» **WHAT YOU ARE ASKED TO DO**:
Will you output the lines between the ones holding "Write the TikZ code for this diagram." and "(med) at (888,557)", inclusive, exactly as they stand, and only those lines, with the pictures left out?

» **SUPPLIED ENTRIES**:

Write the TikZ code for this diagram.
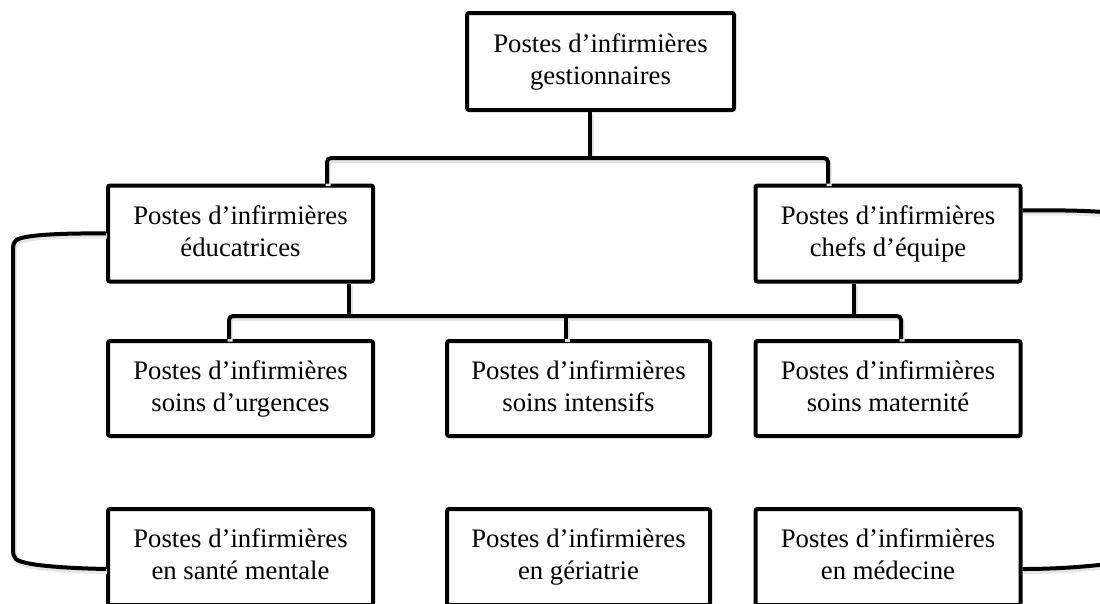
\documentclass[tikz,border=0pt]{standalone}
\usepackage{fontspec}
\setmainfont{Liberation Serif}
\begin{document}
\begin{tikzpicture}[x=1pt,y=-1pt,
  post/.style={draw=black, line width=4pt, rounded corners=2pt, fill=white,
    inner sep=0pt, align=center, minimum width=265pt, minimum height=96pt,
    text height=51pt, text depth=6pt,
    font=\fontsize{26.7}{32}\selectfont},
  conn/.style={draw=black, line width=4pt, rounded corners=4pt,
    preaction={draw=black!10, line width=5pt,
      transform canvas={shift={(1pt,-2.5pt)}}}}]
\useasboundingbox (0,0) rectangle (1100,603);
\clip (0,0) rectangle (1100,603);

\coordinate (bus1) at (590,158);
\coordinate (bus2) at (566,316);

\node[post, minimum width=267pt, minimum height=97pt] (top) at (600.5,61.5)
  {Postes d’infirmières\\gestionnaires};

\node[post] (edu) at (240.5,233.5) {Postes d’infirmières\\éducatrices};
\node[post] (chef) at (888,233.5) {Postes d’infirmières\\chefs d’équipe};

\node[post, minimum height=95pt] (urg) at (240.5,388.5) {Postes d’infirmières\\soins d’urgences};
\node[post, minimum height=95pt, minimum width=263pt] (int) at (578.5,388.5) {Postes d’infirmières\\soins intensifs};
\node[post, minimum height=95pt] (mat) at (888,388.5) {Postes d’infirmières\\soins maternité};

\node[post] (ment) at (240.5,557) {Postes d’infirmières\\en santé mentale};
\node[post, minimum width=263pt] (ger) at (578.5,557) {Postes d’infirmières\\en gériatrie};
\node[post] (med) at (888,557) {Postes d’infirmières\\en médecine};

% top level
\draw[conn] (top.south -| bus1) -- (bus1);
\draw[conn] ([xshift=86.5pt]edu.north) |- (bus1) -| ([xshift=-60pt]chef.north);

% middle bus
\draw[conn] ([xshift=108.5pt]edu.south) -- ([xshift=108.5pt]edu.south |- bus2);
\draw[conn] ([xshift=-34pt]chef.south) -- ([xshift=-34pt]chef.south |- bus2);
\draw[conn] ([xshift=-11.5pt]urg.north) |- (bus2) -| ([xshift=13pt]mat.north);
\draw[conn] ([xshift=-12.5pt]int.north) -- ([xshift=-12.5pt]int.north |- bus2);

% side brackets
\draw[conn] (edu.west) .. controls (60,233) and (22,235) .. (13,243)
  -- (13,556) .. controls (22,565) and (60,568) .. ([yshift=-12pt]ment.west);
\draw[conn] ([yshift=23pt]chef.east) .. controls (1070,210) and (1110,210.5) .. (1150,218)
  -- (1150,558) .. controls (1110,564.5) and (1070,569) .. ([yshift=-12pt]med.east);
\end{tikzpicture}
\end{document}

--

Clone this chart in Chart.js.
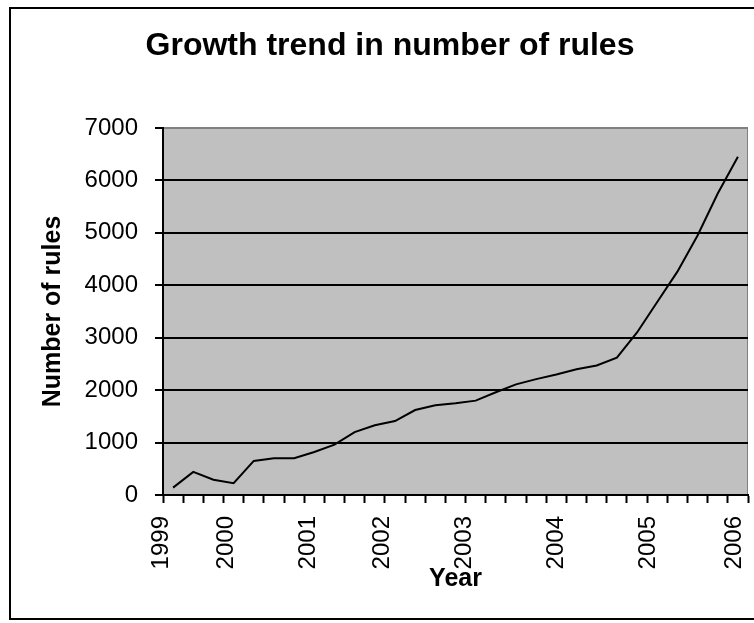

---

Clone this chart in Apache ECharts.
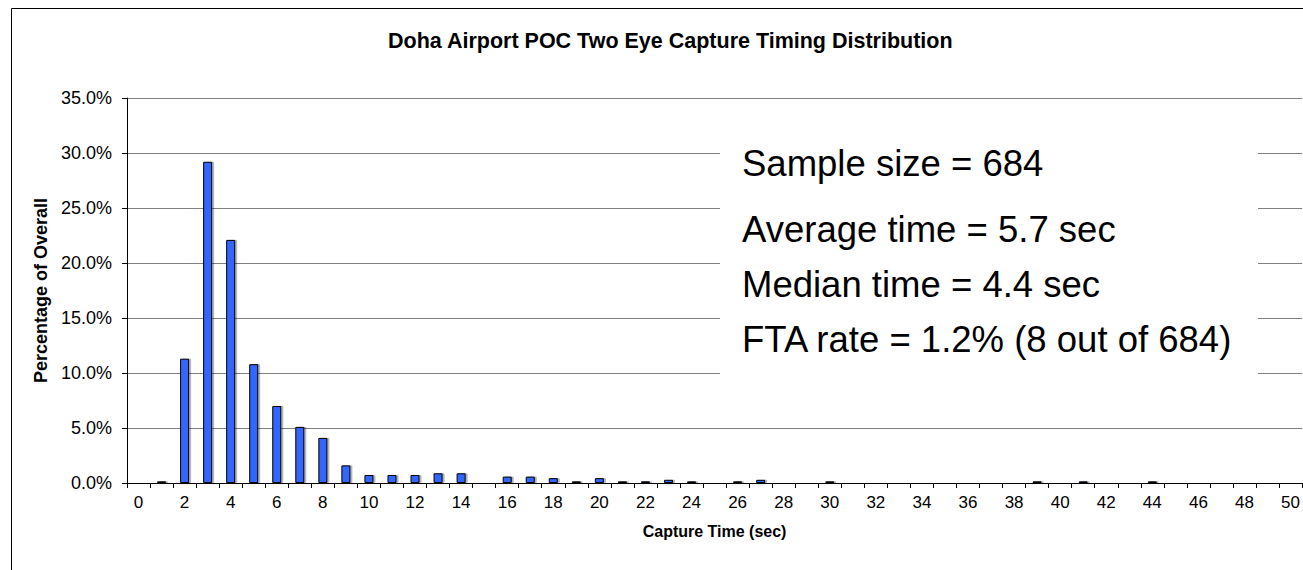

» **EXERCISE RESULT**:
Write the TikZ code for this diagram.
\documentclass[tikz,border=0pt]{standalone}
\usepackage{fontspec}
\setmainfont{Liberation Serif}
\begin{document}
\begin{tikzpicture}[x=1pt,y=-1pt,
  post/.style={draw=black, line width=4pt, rounded corners=2pt, fill=white,
    inner sep=0pt, align=center, minimum width=265pt, minimum height=96pt,
    text height=51pt, text depth=6pt,
    font=\fontsize{26.7}{32}\selectfont},
  conn/.style={draw=black, line width=4pt, rounded corners=4pt,
    preaction={draw=black!10, line width=5pt,
      transform canvas={shift={(1pt,-2.5pt)}}}}]
\useasboundingbox (0,0) rectangle (1100,603);
\clip (0,0) rectangle (1100,603);

\coordinate (bus1) at (590,158);
\coordinate (bus2) at (566,316);

\node[post, minimum width=267pt, minimum height=97pt] (top) at (600.5,61.5)
  {Postes d’infirmières\\gestionnaires};

\node[post] (edu) at (240.5,233.5) {Postes d’infirmières\\éducatrices};
\node[post] (chef) at (888,233.5) {Postes d’infirmières\\chefs d’équipe};

\node[post, minimum height=95pt] (urg) at (240.5,388.5) {Postes d’infirmières\\soins d’urgences};
\node[post, minimum height=95pt, minimum width=263pt] (int) at (578.5,388.5) {Postes d’infirmières\\soins intensifs};
\node[post, minimum height=95pt] (mat) at (888,388.5) {Postes d’infirmières\\soins maternité};

\node[post] (ment) at (240.5,557) {Postes d’infirmières\\en santé mentale};
\node[post, minimum width=263pt] (ger) at (578.5,557) {Postes d’infirmières\\en gériatrie};
\node[post] (med) at (888,557) {Postes d’infirmières\\en médecine};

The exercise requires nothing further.